***** Records supplied

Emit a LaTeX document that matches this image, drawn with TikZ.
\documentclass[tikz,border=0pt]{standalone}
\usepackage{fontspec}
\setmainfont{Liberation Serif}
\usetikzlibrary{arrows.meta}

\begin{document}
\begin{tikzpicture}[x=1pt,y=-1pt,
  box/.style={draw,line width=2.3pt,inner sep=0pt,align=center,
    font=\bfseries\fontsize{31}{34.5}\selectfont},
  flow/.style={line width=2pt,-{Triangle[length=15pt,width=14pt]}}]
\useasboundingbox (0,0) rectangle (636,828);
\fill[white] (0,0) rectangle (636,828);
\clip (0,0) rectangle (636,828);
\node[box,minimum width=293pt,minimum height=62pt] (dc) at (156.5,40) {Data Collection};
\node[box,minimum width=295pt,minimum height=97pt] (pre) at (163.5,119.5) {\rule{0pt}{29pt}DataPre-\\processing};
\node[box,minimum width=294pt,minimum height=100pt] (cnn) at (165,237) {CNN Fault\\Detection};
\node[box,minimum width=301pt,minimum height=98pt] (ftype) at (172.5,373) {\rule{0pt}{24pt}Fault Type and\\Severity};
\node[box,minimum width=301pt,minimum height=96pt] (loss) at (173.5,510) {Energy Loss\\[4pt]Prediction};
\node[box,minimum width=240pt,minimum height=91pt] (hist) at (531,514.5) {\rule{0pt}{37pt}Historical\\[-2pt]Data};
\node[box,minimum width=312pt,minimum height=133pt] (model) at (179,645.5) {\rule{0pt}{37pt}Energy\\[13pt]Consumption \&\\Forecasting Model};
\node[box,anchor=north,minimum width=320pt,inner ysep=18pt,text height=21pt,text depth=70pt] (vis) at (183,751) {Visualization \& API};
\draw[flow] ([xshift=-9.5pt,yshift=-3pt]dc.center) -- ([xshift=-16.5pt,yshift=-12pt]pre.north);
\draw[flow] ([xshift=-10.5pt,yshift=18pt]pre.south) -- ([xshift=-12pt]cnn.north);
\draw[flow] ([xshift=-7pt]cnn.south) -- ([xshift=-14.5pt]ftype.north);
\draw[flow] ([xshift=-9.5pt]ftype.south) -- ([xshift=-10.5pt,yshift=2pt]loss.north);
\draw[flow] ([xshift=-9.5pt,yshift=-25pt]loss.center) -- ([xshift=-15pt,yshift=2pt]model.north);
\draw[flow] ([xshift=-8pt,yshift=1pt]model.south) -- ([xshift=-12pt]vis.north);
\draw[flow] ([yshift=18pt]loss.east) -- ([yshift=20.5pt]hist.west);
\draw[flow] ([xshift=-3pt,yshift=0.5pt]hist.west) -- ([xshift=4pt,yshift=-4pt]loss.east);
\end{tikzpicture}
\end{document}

**********
***** Records supplied

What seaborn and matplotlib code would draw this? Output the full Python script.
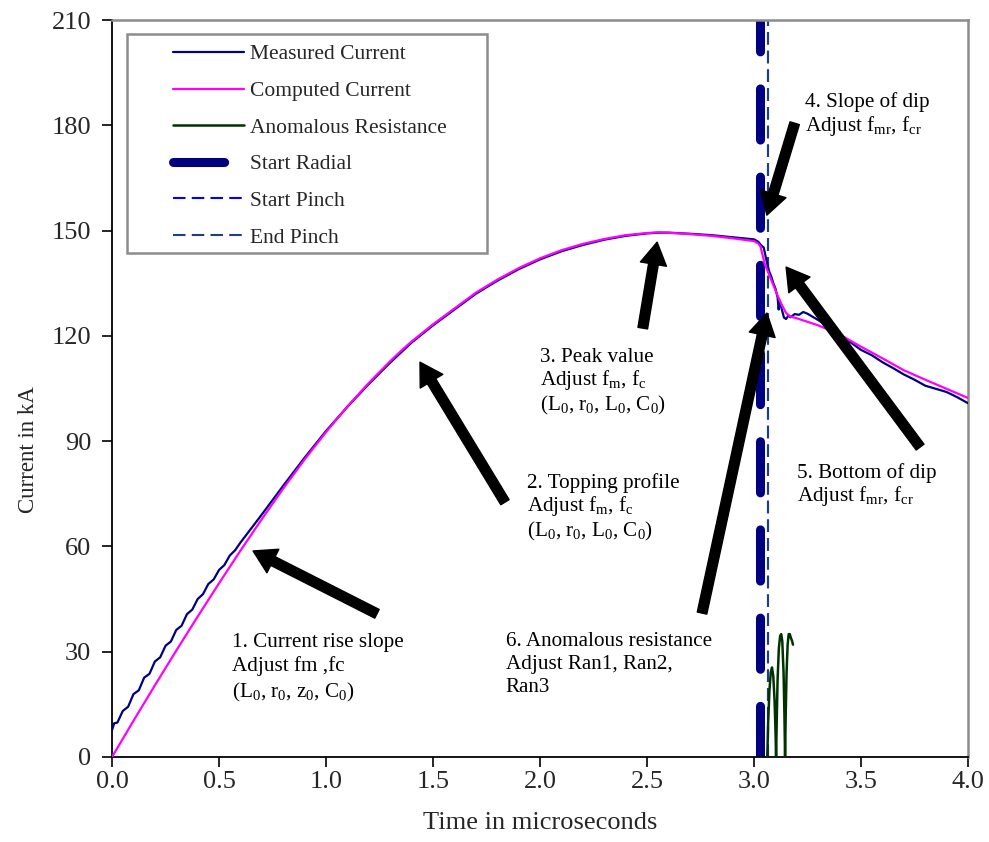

**********

▸ **Given instruction**:
Which lines in the records above contain the string "this"? Copy each one.

▸ **In response**:
Emit a LaTeX document that matches this image, drawn with TikZ.
What seaborn and matplotlib code would draw this? Output the full Python script.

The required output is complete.